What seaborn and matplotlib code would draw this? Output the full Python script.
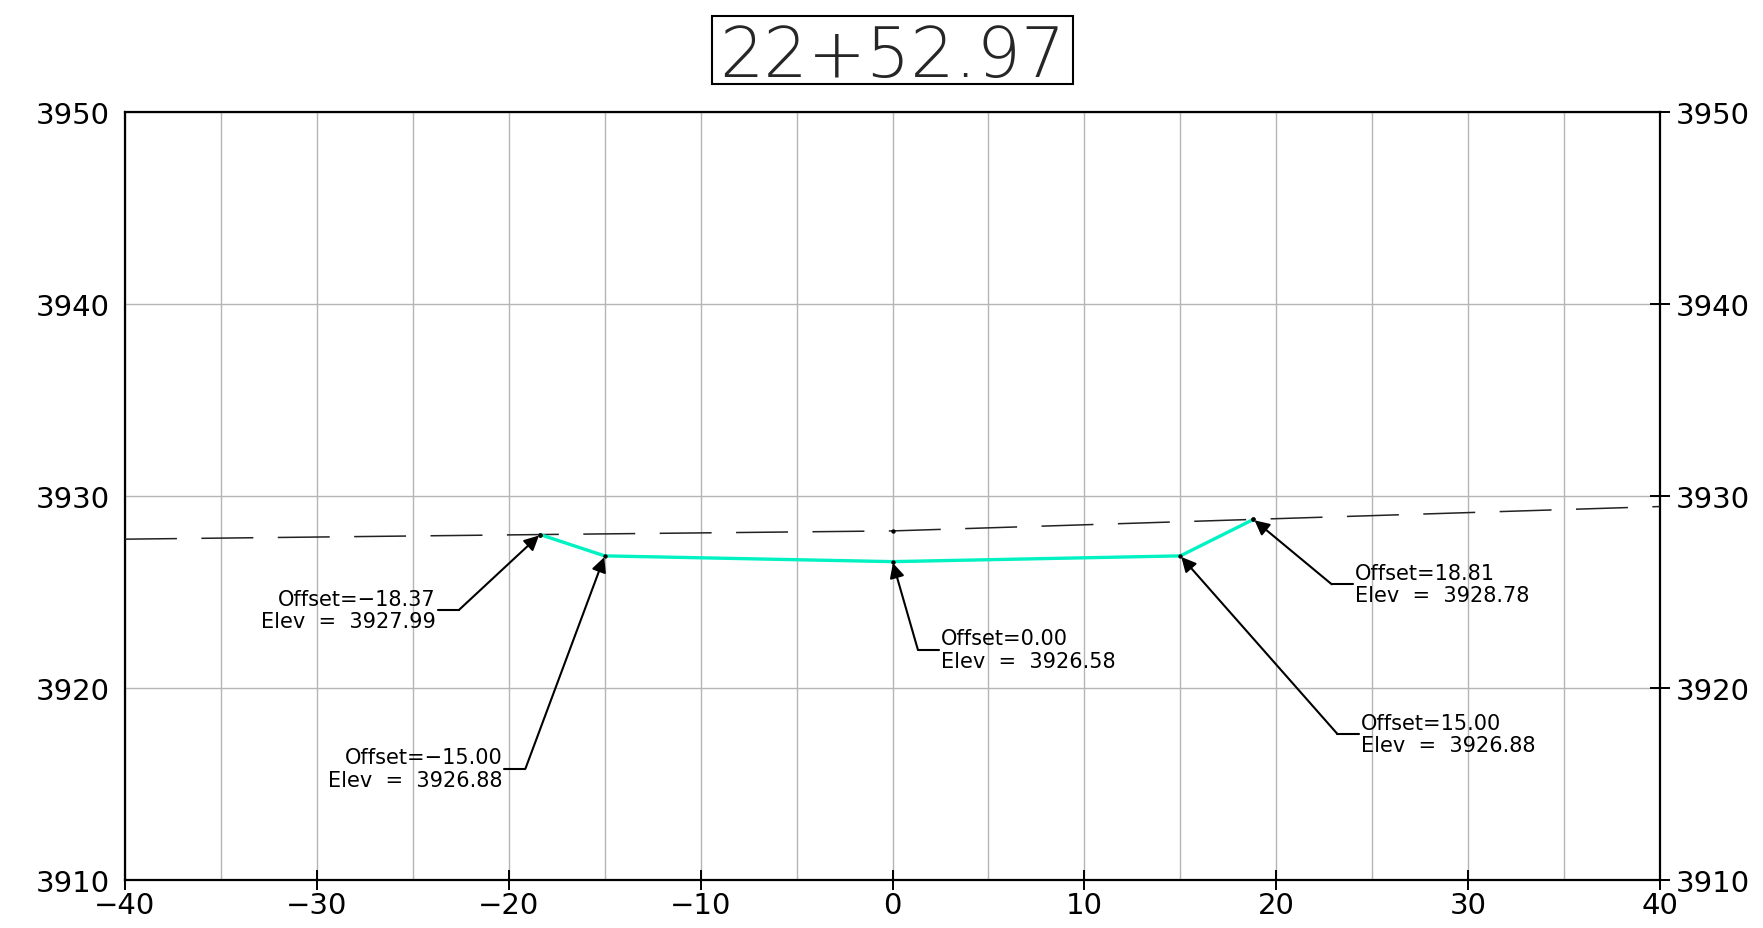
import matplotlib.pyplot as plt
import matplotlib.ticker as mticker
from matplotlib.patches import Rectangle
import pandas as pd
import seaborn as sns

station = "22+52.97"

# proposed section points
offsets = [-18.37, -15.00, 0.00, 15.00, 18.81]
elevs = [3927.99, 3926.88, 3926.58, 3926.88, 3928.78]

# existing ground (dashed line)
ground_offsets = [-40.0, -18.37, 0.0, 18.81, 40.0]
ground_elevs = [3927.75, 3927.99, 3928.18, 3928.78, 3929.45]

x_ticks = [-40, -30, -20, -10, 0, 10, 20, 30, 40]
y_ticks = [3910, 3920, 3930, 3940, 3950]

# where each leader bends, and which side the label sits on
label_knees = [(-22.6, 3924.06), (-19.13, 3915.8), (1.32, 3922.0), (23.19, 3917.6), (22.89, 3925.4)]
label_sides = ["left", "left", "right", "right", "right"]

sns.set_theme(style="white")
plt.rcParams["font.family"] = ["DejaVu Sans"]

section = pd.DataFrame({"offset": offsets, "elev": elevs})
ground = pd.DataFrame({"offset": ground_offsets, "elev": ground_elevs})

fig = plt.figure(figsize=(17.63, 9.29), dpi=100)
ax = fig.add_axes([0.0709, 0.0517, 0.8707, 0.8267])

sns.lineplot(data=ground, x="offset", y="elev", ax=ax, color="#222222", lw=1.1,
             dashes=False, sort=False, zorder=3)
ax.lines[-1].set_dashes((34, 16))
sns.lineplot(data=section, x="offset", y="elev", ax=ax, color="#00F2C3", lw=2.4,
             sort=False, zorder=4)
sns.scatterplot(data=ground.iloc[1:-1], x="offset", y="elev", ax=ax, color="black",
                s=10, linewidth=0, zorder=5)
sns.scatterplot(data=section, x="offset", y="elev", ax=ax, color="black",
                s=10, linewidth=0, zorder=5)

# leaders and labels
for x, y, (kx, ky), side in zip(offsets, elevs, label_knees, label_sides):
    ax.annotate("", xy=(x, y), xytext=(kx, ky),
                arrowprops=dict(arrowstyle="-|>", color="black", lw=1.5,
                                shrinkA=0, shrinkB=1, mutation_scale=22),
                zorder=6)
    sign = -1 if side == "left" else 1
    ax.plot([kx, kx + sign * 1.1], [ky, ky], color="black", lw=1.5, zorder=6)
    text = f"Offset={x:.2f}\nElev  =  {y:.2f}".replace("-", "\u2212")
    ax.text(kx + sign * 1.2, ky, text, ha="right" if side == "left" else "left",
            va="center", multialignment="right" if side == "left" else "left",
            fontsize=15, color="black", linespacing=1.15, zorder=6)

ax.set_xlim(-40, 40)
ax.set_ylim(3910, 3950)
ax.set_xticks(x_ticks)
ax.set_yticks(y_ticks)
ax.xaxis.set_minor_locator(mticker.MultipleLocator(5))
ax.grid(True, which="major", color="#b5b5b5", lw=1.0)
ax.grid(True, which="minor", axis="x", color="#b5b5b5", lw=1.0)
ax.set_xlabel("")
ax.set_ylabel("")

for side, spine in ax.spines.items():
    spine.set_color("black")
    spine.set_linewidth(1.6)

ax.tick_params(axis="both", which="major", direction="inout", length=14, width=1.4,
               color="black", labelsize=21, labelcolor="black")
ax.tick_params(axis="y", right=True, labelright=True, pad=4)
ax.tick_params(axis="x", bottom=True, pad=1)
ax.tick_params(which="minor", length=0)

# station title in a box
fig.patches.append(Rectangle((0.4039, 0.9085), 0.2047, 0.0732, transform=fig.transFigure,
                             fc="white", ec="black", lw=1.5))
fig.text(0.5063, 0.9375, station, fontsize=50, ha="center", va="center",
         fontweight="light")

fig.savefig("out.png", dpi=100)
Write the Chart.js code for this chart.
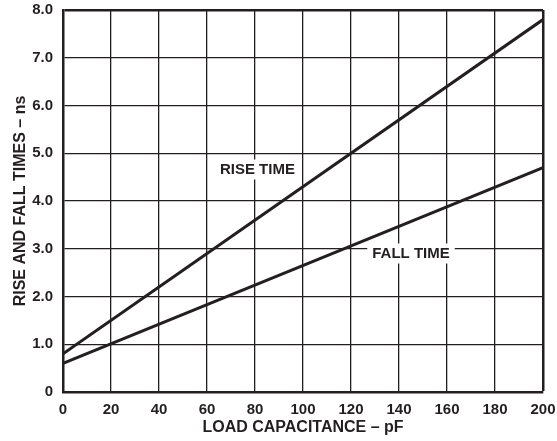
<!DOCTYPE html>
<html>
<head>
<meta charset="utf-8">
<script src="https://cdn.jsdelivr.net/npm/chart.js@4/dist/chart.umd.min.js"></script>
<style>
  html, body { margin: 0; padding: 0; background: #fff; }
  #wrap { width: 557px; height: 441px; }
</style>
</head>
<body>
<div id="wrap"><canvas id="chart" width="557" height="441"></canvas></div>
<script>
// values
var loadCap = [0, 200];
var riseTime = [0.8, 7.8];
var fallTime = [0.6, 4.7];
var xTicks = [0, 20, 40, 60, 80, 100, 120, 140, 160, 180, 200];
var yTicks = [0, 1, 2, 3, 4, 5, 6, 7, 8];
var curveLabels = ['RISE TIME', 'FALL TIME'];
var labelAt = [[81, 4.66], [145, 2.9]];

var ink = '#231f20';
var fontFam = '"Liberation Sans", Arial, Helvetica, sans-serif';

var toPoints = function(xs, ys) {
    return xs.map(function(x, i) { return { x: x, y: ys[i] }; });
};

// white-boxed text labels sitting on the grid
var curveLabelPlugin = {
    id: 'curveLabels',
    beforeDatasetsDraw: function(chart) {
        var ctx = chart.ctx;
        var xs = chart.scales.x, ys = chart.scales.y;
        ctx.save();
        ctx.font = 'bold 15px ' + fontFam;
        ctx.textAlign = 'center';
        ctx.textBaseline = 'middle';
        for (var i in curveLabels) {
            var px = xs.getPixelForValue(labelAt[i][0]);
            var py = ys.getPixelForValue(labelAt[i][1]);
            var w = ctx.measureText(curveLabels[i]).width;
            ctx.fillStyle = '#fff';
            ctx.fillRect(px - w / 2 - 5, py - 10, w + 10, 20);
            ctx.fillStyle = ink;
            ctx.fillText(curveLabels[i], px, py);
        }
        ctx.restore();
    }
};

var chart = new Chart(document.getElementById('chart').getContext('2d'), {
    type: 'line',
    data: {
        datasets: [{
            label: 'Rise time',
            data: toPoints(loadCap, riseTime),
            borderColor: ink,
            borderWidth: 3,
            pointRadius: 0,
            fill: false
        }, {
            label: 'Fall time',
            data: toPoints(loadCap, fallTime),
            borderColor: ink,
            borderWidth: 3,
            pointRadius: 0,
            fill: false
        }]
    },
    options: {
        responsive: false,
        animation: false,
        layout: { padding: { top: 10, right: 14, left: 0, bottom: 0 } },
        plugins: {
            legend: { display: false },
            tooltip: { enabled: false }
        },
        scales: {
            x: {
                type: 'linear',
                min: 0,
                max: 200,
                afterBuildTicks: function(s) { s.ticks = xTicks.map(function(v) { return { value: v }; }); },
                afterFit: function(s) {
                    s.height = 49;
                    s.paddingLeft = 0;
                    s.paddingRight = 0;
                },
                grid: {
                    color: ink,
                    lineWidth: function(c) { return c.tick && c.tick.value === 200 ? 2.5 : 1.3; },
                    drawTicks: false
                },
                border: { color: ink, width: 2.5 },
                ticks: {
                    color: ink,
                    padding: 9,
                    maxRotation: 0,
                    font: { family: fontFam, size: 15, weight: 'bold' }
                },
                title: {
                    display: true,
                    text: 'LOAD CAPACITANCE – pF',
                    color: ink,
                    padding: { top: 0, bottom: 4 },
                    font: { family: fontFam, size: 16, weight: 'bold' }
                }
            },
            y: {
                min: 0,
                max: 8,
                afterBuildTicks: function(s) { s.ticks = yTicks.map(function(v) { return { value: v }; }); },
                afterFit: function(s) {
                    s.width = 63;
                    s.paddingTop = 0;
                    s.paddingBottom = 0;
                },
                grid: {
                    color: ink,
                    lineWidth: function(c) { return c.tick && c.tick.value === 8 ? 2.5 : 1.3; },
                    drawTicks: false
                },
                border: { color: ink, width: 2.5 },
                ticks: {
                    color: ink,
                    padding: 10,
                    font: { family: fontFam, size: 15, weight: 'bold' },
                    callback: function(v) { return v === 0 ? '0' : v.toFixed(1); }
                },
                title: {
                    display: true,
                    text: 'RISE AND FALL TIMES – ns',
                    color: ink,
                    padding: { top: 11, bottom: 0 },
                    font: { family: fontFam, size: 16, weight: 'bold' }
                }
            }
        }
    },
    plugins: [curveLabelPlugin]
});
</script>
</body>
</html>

▶ _WRITTEN PROBLEM_:
Skip the pictures and restate exactly the lines from the beginning of the listing to the line with "y_ticks = [3910, 3920, 3930, 3940, 3950]", that line included.

▶ _TASK ANSWER_:
What seaborn and matplotlib code would draw this? Output the full Python script.
import matplotlib.pyplot as plt
import matplotlib.ticker as mticker
from matplotlib.patches import Rectangle
import pandas as pd
import seaborn as sns

station = "22+52.97"

# proposed section points
offsets = [-18.37, -15.00, 0.00, 15.00, 18.81]
elevs = [3927.99, 3926.88, 3926.58, 3926.88, 3928.78]

# existing ground (dashed line)
ground_offsets = [-40.0, -18.37, 0.0, 18.81, 40.0]
ground_elevs = [3927.75, 3927.99, 3928.18, 3928.78, 3929.45]

x_ticks = [-40, -30, -20, -10, 0, 10, 20, 30, 40]
y_ticks = [3910, 3920, 3930, 3940, 3950]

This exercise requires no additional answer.